**DIRECTIONS FOR THIS TASK**
Images are not part of the copy; write out the rest of the data exactly as given.

**DATA PROVIDED**
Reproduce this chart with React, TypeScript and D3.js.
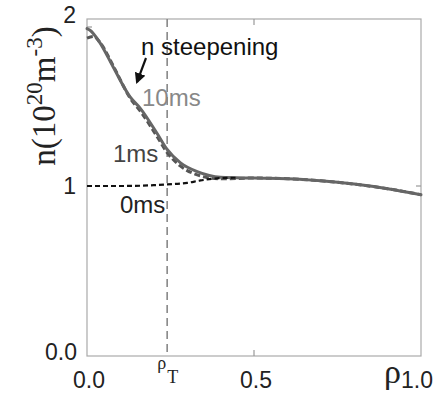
import React, { useEffect, useRef } from 'react';
import * as d3 from 'd3';

// radial position rho (0..1)
const rho10 = [0, 0.009, 0.039, 0.078, 0.129, 0.159, 0.21, 0.24, 0.28, 0.33, 0.4, 0.5, 0.6, 0.7, 0.8, 0.9, 1.0];
const n10ms = [1.99, 1.98, 1.9, 1.75, 1.56, 1.49, 1.33, 1.23, 1.145, 1.09, 1.055, 1.05, 1.046, 1.033, 1.012, 0.983, 0.945];

const rho1 = [0, 0.02, 0.04, 0.08, 0.13, 0.16, 0.21, 0.24, 0.28, 0.33, 0.4, 0.5, 0.6, 0.7, 0.8, 0.9, 1.0];
const n1ms = [1.93, 1.94, 1.9, 1.75, 1.55, 1.47, 1.31, 1.21, 1.125, 1.07, 1.045, 1.05, 1.046, 1.033, 1.012, 0.983, 0.945];

const rho0 = [0, 0.1, 0.2, 0.24, 0.3, 0.34, 0.4, 0.45];
const n0ms = [1.0, 1.0, 1.005, 1.01, 1.02, 1.035, 1.05, 1.052];

const rhoT = 0.24;
const yTicks = [1, 2];
const xTicks = [0.0, 0.5];

function App() {
  const ref = useRef<SVGSVGElement>(null);

  useEffect(() => {
    const svg = d3.select(ref.current);
    svg.selectAll('*').remove();

    const x = d3.scaleLinear().domain([0, 1]).range([87, 421]);
    const y = d3.scaleLinear().domain([1, 2]).range([186, 27]);
    const yMin = y.invert(356);
    const yMax = y.invert(19);

    const axisColor = '#aaa';
    const sans = '"Liberation Sans", Arial, sans-serif';
    const serif = '"Liberation Serif", "Times New Roman", serif';

    // frame
    svg.append('rect')
      .attr('x', x(0)).attr('y', y(yMax))
      .attr('width', x(1) - x(0)).attr('height', y(yMin) - y(yMax))
      .attr('fill', 'none').attr('stroke', axisColor).attr('stroke-width', 1.2);

    // inward ticks
    yTicks.forEach(v => {
      svg.append('line').attr('x1', x(0)).attr('x2', x(0) + 5).attr('y1', y(v)).attr('y2', y(v))
        .attr('stroke', '#999').attr('stroke-width', 1.2);
    });
    svg.append('line').attr('x1', x(1)).attr('x2', x(1) - 5).attr('y1', y(1)).attr('y2', y(1))
      .attr('stroke', '#999').attr('stroke-width', 1.2);
    svg.append('line').attr('x1', x(0.5)).attr('x2', x(0.5)).attr('y1', y(yMin)).attr('y2', y(yMin) - 6)
      .attr('stroke', '#999').attr('stroke-width', 1.2);
    svg.append('line').attr('x1', x(0.5)).attr('x2', x(0.5)).attr('y1', y(yMax)).attr('y2', y(yMax) + 6)
      .attr('stroke', '#999').attr('stroke-width', 1.2);

    // rho_T marker
    svg.append('line')
      .attr('x1', x(rhoT)).attr('x2', x(rhoT))
      .attr('y1', y(yMax)).attr('y2', y(yMin))
      .attr('stroke', '#888').attr('stroke-width', 1.6)
      .attr('stroke-dasharray', '8,5');

    const line = d3.line<[number, number]>()
      .x(d => x(d[0]))
      .y(d => y(d[1]))
      .curve(d3.curveMonotoneX);

    const toPts = (xs: number[], ys: number[]) => xs.map((v, i) => [v, ys[i]] as [number, number]);

    // 1ms dashed
    svg.append('path')
      .datum(toPts(rho1, n1ms))
      .attr('fill', 'none')
      .attr('stroke', '#555')
      .attr('stroke-width', 3)
      .attr('stroke-dasharray', '6,3')
      .attr('d', line);

    // 10ms solid
    svg.append('path')
      .datum(toPts(rho10, n10ms))
      .attr('fill', 'none')
      .attr('stroke', '#666')
      .attr('stroke-width', 3)
      .attr('stroke-linecap', 'round')
      .attr('d', line);

    // 0ms dashed black
    svg.append('path')
      .datum(toPts(rho0, n0ms))
      .attr('fill', 'none')
      .attr('stroke', '#111')
      .attr('stroke-width', 2.2)
      .attr('stroke-dasharray', '5,3')
      .attr('d', line);

    // tick labels
    svg.append('text').attr('x', 76).attr('y', 23).attr('text-anchor', 'end')
      .attr('font-family', sans).attr('font-size', 23).attr('fill', '#222').text('2');
    svg.append('text').attr('x', 76).attr('y', y(1) + 8).attr('text-anchor', 'end')
      .attr('font-family', sans).attr('font-size', 23).attr('fill', '#222').text('1');
    svg.append('text').attr('x', 77).attr('y', y(yMin) + 4).attr('text-anchor', 'end')
      .attr('font-family', sans).attr('font-size', 23).attr('fill', '#222').text('0.0');

    xTicks.forEach(v => {
      svg.append('text').attr('x', x(v) + 2).attr('y', 388).attr('text-anchor', 'middle')
        .attr('font-family', sans).attr('font-size', 23).attr('fill', '#222').text(v.toFixed(1));
    });
    svg.append('text').attr('x', 401).attr('y', 388)
      .attr('font-family', sans).attr('font-size', 23).attr('fill', '#222').text('1.0');
    svg.append('text').attr('x', 384).attr('y', 383)
      .attr('font-family', serif).attr('font-size', 34).attr('fill', '#222').text('ρ');

    // rho_T label
    const rt = svg.append('text').attr('x', x(rhoT) - 10).attr('y', 369)
      .attr('font-family', serif).attr('font-size', 18).attr('fill', '#222');
    rt.append('tspan').text('ρ');
    rt.append('tspan').attr('dy', 14).attr('dx', 1).text('T');

    // y label
    const yl = svg.append('text')
      .attr('transform', 'translate(55,96) rotate(-90)')
      .attr('text-anchor', 'middle')
      .attr('font-family', serif).attr('font-size', 33).attr('fill', '#222');
    yl.append('tspan').text('n(10');
    yl.append('tspan').attr('dy', -13).attr('font-size', 23).text('20');
    yl.append('tspan').attr('dy', 13).text('m');
    yl.append('tspan').attr('dy', -13).attr('font-size', 23).text('-3');
    yl.append('tspan').attr('dy', 13).text(')');

    // annotations
    svg.append('text').attr('x', 141).attr('y', 55)
      .attr('font-family', sans).attr('font-size', 24).attr('fill', '#111').text('n steepening');
    svg.append('text').attr('x', 142).attr('y', 106)
      .attr('font-family', sans).attr('font-size', 24).attr('fill', '#888').text('10ms');
    svg.append('text').attr('x', 113).attr('y', 162)
      .attr('font-family', sans).attr('font-size', 24).attr('fill', '#444').text('1ms');
    svg.append('text').attr('x', 120).attr('y', 213)
      .attr('font-family', sans).attr('font-size', 24).attr('fill', '#222').text('0ms');

    // arrow
    svg.append('defs').append('marker')
      .attr('id', 'ah').attr('viewBox', '0 0 10 10').attr('refX', 8).attr('refY', 5)
      .attr('markerWidth', 5).attr('markerHeight', 5).attr('orient', 'auto')
      .append('path').attr('d', 'M0,0 L10,5 L0,10 z').attr('fill', '#111');
    svg.append('line')
      .attr('x1', 146).attr('y1', 58).attr('x2', 137).attr('y2', 82)
      .attr('stroke', '#111').attr('stroke-width', 2.2)
      .attr('marker-end', 'url(#ah)');
  }, []);

  return (
    <svg ref={ref} width={447} height={398}
      style={{ position: 'absolute', left: 0, top: 0, background: '#fff' }} />
  );
}

export default App;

**SOLVED PROBLEM**
Reproduce this chart with React, TypeScript and D3.js.
import React, { useEffect, useRef } from 'react';
import * as d3 from 'd3';

// radial position rho (0..1)
const rho10 = [0, 0.009, 0.039, 0.078, 0.129, 0.159, 0.21, 0.24, 0.28, 0.33, 0.4, 0.5, 0.6, 0.7, 0.8, 0.9, 1.0];
const n10ms = [1.99, 1.98, 1.9, 1.75, 1.56, 1.49, 1.33, 1.23, 1.145, 1.09, 1.055, 1.05, 1.046, 1.033, 1.012, 0.983, 0.945];

const rho1 = [0, 0.02, 0.04, 0.08, 0.13, 0.16, 0.21, 0.24, 0.28, 0.33, 0.4, 0.5, 0.6, 0.7, 0.8, 0.9, 1.0];
const n1ms = [1.93, 1.94, 1.9, 1.75, 1.55, 1.47, 1.31, 1.21, 1.125, 1.07, 1.045, 1.05, 1.046, 1.033, 1.012, 0.983, 0.945];

const rho0 = [0, 0.1, 0.2, 0.24, 0.3, 0.34, 0.4, 0.45];
const n0ms = [1.0, 1.0, 1.005, 1.01, 1.02, 1.035, 1.05, 1.052];

const rhoT = 0.24;
const yTicks = [1, 2];
const xTicks = [0.0, 0.5];

function App() {
  const ref = useRef<SVGSVGElement>(null);

  useEffect(() => {
    const svg = d3.select(ref.current);
    svg.selectAll('*').remove();

    const x = d3.scaleLinear().domain([0, 1]).range([87, 421]);
    const y = d3.scaleLinear().domain([1, 2]).range([186, 27]);
    const yMin = y.invert(356);
    const yMax = y.invert(19);

    const axisColor = '#aaa';
    const sans = '"Liberation Sans", Arial, sans-serif';
    const serif = '"Liberation Serif", "Times New Roman", serif';

    // frame
    svg.append('rect')
      .attr('x', x(0)).attr('y', y(yMax))
      .attr('width', x(1) - x(0)).attr('height', y(yMin) - y(yMax))
      .attr('fill', 'none').attr('stroke', axisColor).attr('stroke-width', 1.2);

    // inward ticks
    yTicks.forEach(v => {
      svg.append('line').attr('x1', x(0)).attr('x2', x(0) + 5).attr('y1', y(v)).attr('y2', y(v))
        .attr('stroke', '#999').attr('stroke-width', 1.2);
    });
    svg.append('line').attr('x1', x(1)).attr('x2', x(1) - 5).attr('y1', y(1)).attr('y2', y(1))
      .attr('stroke', '#999').attr('stroke-width', 1.2);
    svg.append('line').attr('x1', x(0.5)).attr('x2', x(0.5)).attr('y1', y(yMin)).attr('y2', y(yMin) - 6)
      .attr('stroke', '#999').attr('stroke-width', 1.2);
    svg.append('line').attr('x1', x(0.5)).attr('x2', x(0.5)).attr('y1', y(yMax)).attr('y2', y(yMax) + 6)
      .attr('stroke', '#999').attr('stroke-width', 1.2);

    // rho_T marker
    svg.append('line')
      .attr('x1', x(rhoT)).attr('x2', x(rhoT))
      .attr('y1', y(yMax)).attr('y2', y(yMin))
      .attr('stroke', '#888').attr('stroke-width', 1.6)
      .attr('stroke-dasharray', '8,5');

    const line = d3.line<[number, number]>()
      .x(d => x(d[0]))
      .y(d => y(d[1]))
      .curve(d3.curveMonotoneX);

    const toPts = (xs: number[], ys: number[]) => xs.map((v, i) => [v, ys[i]] as [number, number]);

    // 1ms dashed
    svg.append('path')
      .datum(toPts(rho1, n1ms))
      .attr('fill', 'none')
      .attr('stroke', '#555')
      .attr('stroke-width', 3)
      .attr('stroke-dasharray', '6,3')
      .attr('d', line);

    // 10ms solid
    svg.append('path')
      .datum(toPts(rho10, n10ms))
      .attr('fill', 'none')
      .attr('stroke', '#666')
      .attr('stroke-width', 3)
      .attr('stroke-linecap', 'round')
      .attr('d', line);

    // 0ms dashed black
    svg.append('path')
      .datum(toPts(rho0, n0ms))
      .attr('fill', 'none')
      .attr('stroke', '#111')
      .attr('stroke-width', 2.2)
      .attr('stroke-dasharray', '5,3')
      .attr('d', line);

    // tick labels
    svg.append('text').attr('x', 76).attr('y', 23).attr('text-anchor', 'end')
      .attr('font-family', sans).attr('font-size', 23).attr('fill', '#222').text('2');
    svg.append('text').attr('x', 76).attr('y', y(1) + 8).attr('text-anchor', 'end')
      .attr('font-family', sans).attr('font-size', 23).attr('fill', '#222').text('1');
    svg.append('text').attr('x', 77).attr('y', y(yMin) + 4).attr('text-anchor', 'end')
      .attr('font-family', sans).attr('font-size', 23).attr('fill', '#222').text('0.0');

    xTicks.forEach(v => {
      svg.append('text').attr('x', x(v) + 2).attr('y', 388).attr('text-anchor', 'middle')
        .attr('font-family', sans).attr('font-size', 23).attr('fill', '#222').text(v.toFixed(1));
    });
    svg.append('text').attr('x', 401).attr('y', 388)
      .attr('font-family', sans).attr('font-size', 23).attr('fill', '#222').text('1.0');
    svg.append('text').attr('x', 384).attr('y', 383)
      .attr('font-family', serif).attr('font-size', 34).attr('fill', '#222').text('ρ');

    // rho_T label
    const rt = svg.append('text').attr('x', x(rhoT) - 10).attr('y', 369)
      .attr('font-family', serif).attr('font-size', 18).attr('fill', '#222');
    rt.append('tspan').text('ρ');
    rt.append('tspan').attr('dy', 14).attr('dx', 1).text('T');

    // y label
    const yl = svg.append('text')
      .attr('transform', 'translate(55,96) rotate(-90)')
      .attr('text-anchor', 'middle')
      .attr('font-family', serif).attr('font-size', 33).attr('fill', '#222');
    yl.append('tspan').text('n(10');
    yl.append('tspan').attr('dy', -13).attr('font-size', 23).text('20');
    yl.append('tspan').attr('dy', 13).text('m');
    yl.append('tspan').attr('dy', -13).attr('font-size', 23).text('-3');
    yl.append('tspan').attr('dy', 13).text(')');

    // annotations
    svg.append('text').attr('x', 141).attr('y', 55)
      .attr('font-family', sans).attr('font-size', 24).attr('fill', '#111').text('n steepening');
    svg.append('text').attr('x', 142).attr('y', 106)
      .attr('font-family', sans).attr('font-size', 24).attr('fill', '#888').text('10ms');
    svg.append('text').attr('x', 113).attr('y', 162)
      .attr('font-family', sans).attr('font-size', 24).attr('fill', '#444').text('1ms');
    svg.append('text').attr('x', 120).attr('y', 213)
      .attr('font-family', sans).attr('font-size', 24).attr('fill', '#222').text('0ms');

    // arrow
    svg.append('defs').append('marker')
      .attr('id', 'ah').attr('viewBox', '0 0 10 10').attr('refX', 8).attr('refY', 5)
      .attr('markerWidth', 5).attr('markerHeight', 5).attr('orient', 'auto')
      .append('path').attr('d', 'M0,0 L10,5 L0,10 z').attr('fill', '#111');
    svg.append('line')
      .attr('x1', 146).attr('y1', 58).attr('x2', 137).attr('y2', 82)
      .attr('stroke', '#111').attr('stroke-width', 2.2)
      .attr('marker-end', 'url(#ah)');
  }, []);

  return (
    <svg ref={ref} width={447} height={398}
      style={{ position: 'absolute', left: 0, top: 0, background: '#fff' }} />
  );
}

export default App;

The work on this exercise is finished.